Objective ▸
Gather the lines that hold the string "picture".
○ ○ ○
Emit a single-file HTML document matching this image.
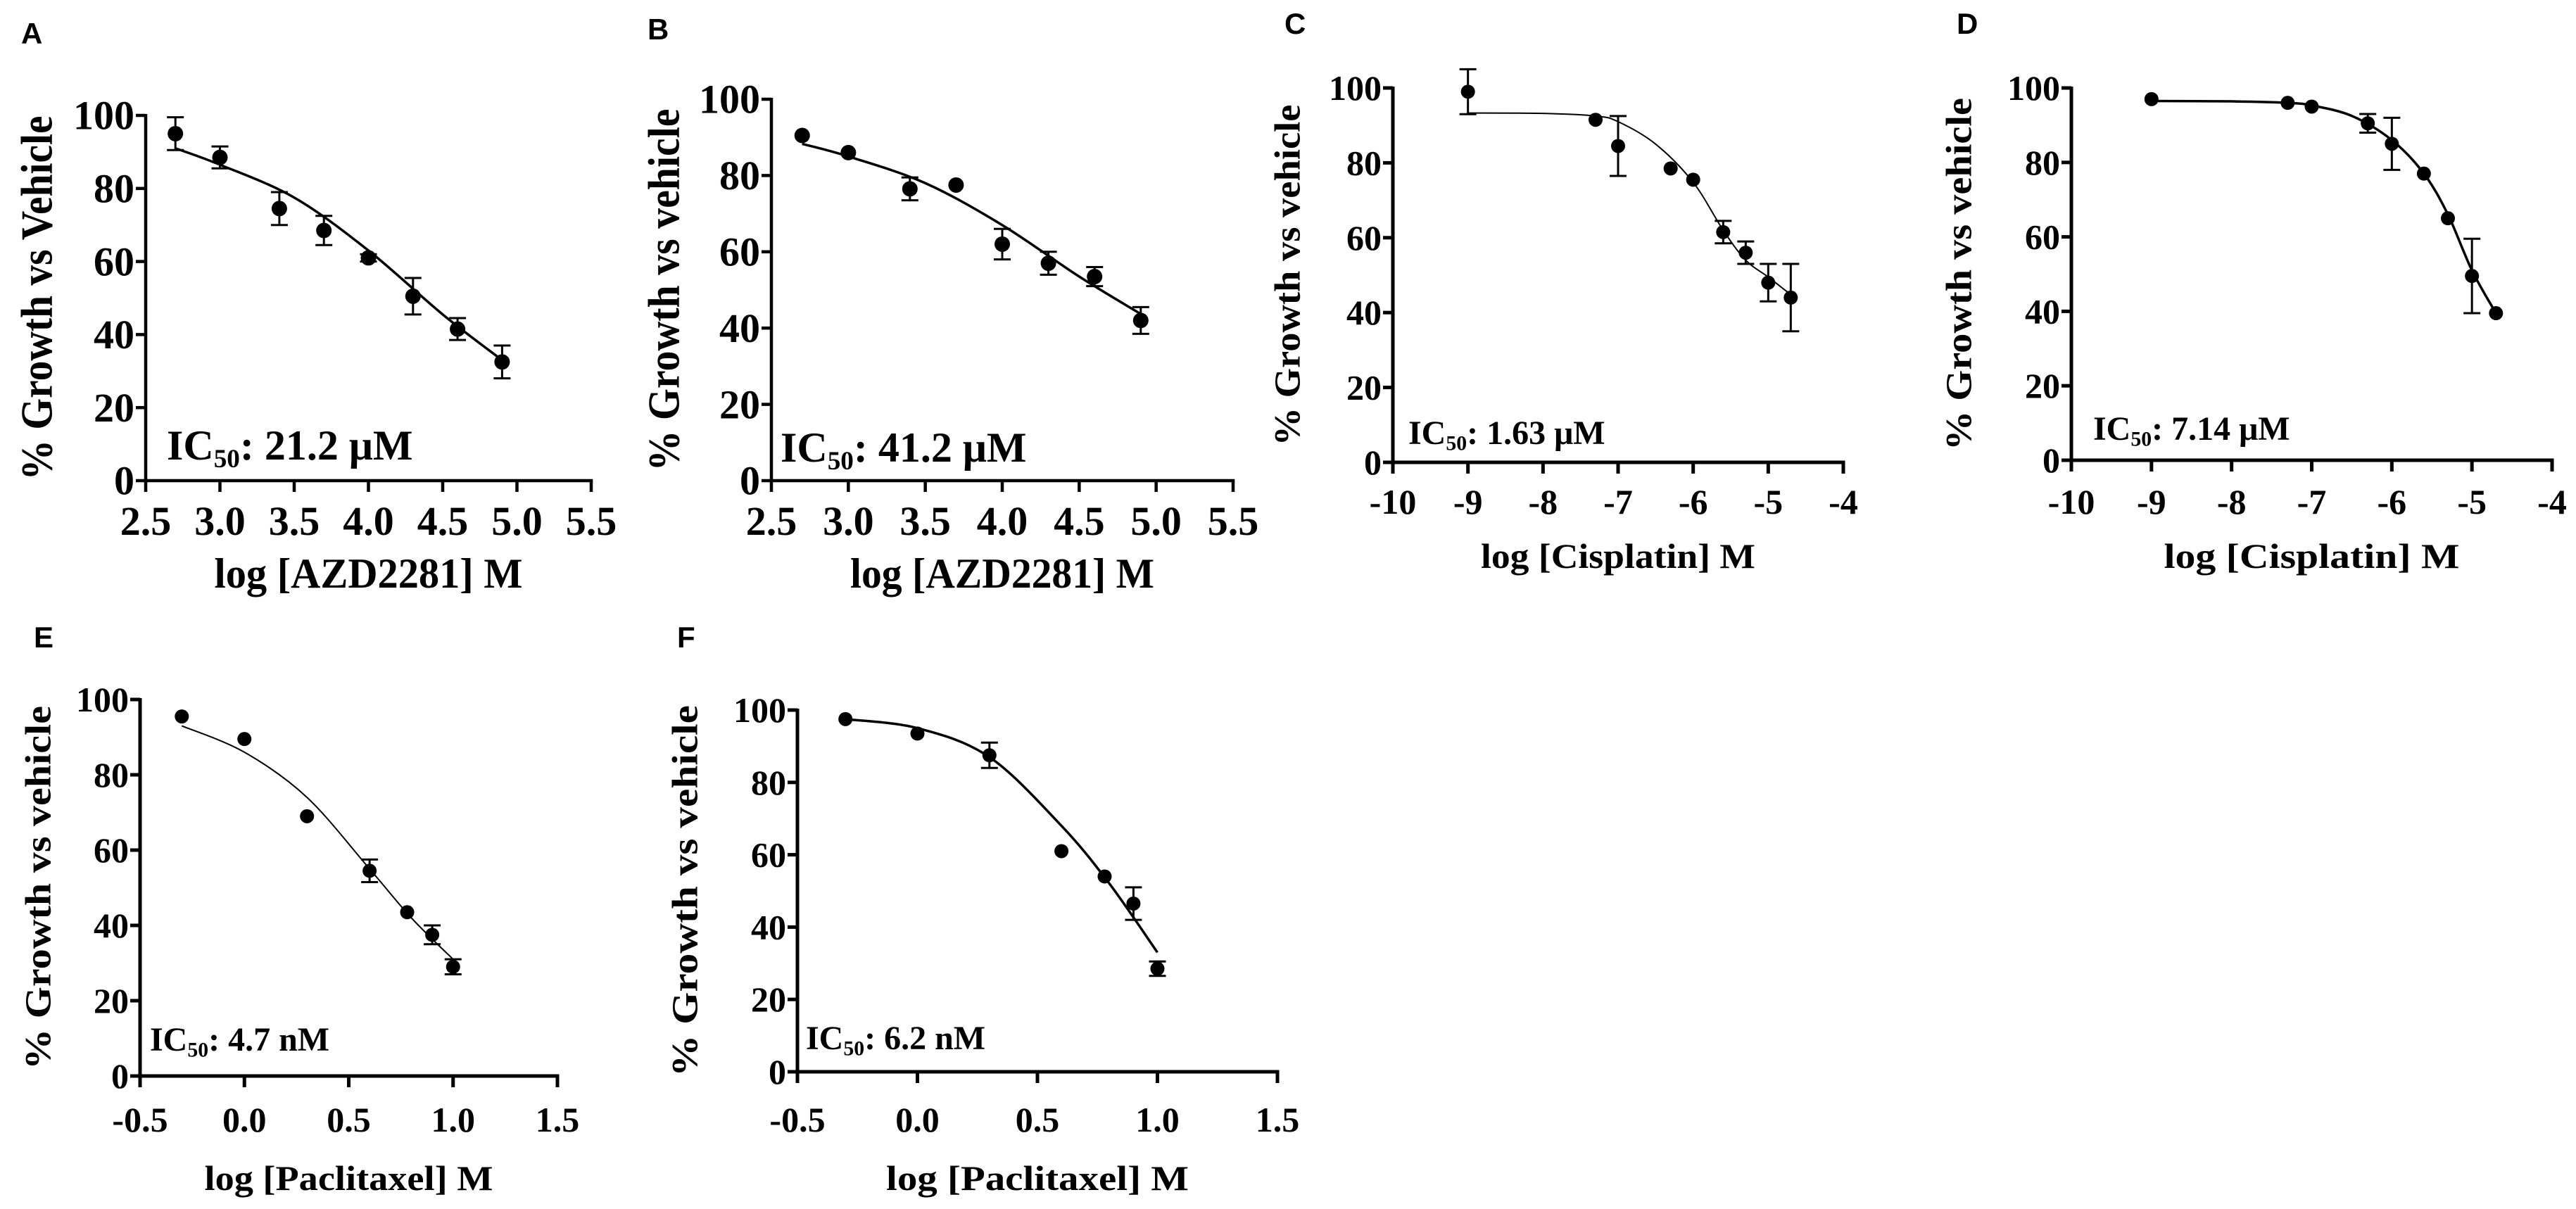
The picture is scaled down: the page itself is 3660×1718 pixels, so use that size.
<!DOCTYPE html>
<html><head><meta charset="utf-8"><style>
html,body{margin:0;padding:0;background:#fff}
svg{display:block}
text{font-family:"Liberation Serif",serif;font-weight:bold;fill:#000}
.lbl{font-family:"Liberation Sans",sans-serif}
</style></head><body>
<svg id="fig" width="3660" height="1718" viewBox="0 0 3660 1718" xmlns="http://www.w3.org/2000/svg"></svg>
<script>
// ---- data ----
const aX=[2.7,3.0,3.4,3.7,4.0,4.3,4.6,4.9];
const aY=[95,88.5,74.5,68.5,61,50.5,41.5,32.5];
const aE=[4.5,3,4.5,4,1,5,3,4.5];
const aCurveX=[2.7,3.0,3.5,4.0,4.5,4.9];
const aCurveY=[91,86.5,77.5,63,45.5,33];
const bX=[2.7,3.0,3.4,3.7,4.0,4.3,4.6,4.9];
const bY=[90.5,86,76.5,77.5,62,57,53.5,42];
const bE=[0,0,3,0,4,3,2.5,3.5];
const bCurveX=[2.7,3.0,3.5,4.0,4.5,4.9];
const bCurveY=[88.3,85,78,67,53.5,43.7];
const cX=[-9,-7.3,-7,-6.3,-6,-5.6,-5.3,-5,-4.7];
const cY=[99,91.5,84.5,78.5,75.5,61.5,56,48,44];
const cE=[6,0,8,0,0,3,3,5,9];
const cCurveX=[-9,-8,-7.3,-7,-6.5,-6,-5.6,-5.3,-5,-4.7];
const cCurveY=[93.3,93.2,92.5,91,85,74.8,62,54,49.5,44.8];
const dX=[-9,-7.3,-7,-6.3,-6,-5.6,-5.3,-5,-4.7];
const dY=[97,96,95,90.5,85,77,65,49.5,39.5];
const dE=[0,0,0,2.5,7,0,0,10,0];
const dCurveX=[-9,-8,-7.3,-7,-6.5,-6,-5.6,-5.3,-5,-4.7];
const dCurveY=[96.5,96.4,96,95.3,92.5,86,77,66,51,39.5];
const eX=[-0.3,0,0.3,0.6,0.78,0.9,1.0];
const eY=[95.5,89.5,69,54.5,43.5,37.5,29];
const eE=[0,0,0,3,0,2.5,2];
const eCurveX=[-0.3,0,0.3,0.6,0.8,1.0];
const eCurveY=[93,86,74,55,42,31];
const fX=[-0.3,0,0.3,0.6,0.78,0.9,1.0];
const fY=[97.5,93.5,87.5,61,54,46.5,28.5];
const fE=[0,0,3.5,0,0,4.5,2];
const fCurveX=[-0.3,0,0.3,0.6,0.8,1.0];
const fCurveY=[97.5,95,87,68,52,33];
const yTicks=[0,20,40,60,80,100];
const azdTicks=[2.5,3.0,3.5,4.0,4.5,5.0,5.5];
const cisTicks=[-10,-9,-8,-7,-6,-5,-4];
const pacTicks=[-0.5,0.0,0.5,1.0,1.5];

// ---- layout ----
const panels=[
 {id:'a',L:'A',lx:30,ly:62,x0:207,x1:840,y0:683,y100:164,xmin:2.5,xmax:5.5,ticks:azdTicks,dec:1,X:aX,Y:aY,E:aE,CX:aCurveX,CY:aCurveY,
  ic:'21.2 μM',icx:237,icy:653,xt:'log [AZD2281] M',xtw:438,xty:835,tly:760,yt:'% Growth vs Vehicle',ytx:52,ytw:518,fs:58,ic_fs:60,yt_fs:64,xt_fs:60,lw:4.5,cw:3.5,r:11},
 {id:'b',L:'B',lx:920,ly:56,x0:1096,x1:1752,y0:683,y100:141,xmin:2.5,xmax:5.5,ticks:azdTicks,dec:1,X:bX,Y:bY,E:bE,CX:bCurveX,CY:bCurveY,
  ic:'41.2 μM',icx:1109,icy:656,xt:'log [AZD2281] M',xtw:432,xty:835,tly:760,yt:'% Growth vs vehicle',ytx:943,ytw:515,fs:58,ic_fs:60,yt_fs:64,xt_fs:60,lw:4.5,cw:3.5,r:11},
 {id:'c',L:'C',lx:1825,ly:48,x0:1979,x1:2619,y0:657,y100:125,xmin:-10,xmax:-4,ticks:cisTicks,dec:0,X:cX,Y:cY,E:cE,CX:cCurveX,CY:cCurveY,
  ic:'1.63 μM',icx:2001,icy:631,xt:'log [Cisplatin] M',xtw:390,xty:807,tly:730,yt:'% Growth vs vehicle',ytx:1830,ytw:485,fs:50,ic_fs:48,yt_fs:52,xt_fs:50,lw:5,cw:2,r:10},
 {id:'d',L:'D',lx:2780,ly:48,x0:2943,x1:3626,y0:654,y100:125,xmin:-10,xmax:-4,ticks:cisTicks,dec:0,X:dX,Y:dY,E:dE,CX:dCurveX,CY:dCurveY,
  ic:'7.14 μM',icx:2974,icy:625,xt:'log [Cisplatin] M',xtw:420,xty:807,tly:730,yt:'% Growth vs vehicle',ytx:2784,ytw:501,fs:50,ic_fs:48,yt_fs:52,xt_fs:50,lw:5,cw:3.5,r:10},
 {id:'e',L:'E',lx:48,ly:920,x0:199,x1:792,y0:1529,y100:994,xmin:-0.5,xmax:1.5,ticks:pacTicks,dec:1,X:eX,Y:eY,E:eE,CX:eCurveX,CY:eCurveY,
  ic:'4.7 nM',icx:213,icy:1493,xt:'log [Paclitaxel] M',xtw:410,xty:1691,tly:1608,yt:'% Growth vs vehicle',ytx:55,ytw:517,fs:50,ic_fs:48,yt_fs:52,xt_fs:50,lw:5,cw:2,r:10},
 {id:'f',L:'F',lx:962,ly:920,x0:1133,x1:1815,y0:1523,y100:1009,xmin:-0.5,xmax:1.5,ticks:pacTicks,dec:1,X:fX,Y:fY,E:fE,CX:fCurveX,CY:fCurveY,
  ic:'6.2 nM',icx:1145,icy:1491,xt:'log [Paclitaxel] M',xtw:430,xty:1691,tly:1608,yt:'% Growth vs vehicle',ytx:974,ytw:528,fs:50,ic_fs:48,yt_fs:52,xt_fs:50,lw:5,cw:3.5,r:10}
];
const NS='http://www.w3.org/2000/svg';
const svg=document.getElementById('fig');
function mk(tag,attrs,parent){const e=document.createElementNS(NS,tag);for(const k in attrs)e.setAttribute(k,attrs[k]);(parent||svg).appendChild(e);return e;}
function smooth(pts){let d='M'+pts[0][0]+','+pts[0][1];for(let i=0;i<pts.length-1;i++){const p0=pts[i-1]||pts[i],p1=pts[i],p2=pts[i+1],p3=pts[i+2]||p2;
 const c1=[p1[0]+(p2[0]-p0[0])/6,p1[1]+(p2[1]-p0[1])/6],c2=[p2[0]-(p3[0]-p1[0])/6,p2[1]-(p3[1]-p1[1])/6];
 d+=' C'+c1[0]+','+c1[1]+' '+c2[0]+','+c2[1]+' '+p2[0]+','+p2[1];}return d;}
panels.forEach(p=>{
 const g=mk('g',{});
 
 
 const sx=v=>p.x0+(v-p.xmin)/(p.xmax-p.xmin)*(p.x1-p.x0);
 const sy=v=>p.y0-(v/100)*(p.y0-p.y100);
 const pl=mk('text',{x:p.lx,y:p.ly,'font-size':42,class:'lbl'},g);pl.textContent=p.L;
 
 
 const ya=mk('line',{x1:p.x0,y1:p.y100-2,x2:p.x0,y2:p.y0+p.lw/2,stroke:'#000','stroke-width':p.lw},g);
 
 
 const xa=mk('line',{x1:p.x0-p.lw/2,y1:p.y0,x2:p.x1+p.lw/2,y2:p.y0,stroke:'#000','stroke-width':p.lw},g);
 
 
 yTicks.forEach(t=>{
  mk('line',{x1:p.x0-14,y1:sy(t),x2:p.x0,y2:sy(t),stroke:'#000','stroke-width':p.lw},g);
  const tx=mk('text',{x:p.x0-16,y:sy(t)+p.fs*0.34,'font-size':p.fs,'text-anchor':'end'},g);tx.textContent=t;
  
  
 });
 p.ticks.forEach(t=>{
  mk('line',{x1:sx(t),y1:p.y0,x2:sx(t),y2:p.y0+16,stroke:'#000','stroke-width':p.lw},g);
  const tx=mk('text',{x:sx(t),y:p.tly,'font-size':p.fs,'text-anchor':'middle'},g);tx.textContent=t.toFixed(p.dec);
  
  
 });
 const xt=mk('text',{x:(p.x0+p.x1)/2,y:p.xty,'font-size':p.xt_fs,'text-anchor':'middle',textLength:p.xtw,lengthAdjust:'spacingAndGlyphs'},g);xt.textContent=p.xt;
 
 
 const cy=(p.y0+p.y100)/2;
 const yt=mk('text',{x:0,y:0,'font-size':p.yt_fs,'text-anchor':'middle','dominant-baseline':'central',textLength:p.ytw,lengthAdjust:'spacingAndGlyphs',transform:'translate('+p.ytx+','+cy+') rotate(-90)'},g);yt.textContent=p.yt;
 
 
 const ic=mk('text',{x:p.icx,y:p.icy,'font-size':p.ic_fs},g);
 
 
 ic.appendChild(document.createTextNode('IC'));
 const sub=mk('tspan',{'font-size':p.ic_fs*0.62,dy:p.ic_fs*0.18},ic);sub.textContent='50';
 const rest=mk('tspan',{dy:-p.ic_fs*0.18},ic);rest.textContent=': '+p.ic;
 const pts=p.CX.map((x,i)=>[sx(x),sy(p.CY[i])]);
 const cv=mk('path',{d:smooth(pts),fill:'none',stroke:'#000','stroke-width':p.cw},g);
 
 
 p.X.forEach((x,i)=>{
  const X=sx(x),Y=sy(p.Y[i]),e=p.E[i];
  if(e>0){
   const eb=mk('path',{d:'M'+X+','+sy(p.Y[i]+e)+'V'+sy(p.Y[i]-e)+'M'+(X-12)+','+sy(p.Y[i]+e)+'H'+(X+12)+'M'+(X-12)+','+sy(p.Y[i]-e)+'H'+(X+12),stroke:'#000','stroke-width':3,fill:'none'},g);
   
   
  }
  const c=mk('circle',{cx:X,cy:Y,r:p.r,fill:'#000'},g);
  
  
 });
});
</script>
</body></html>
○ ○ ○
The result ▸
The picture is scaled down: the page itself is 3660×1718 pixels, so use that size.

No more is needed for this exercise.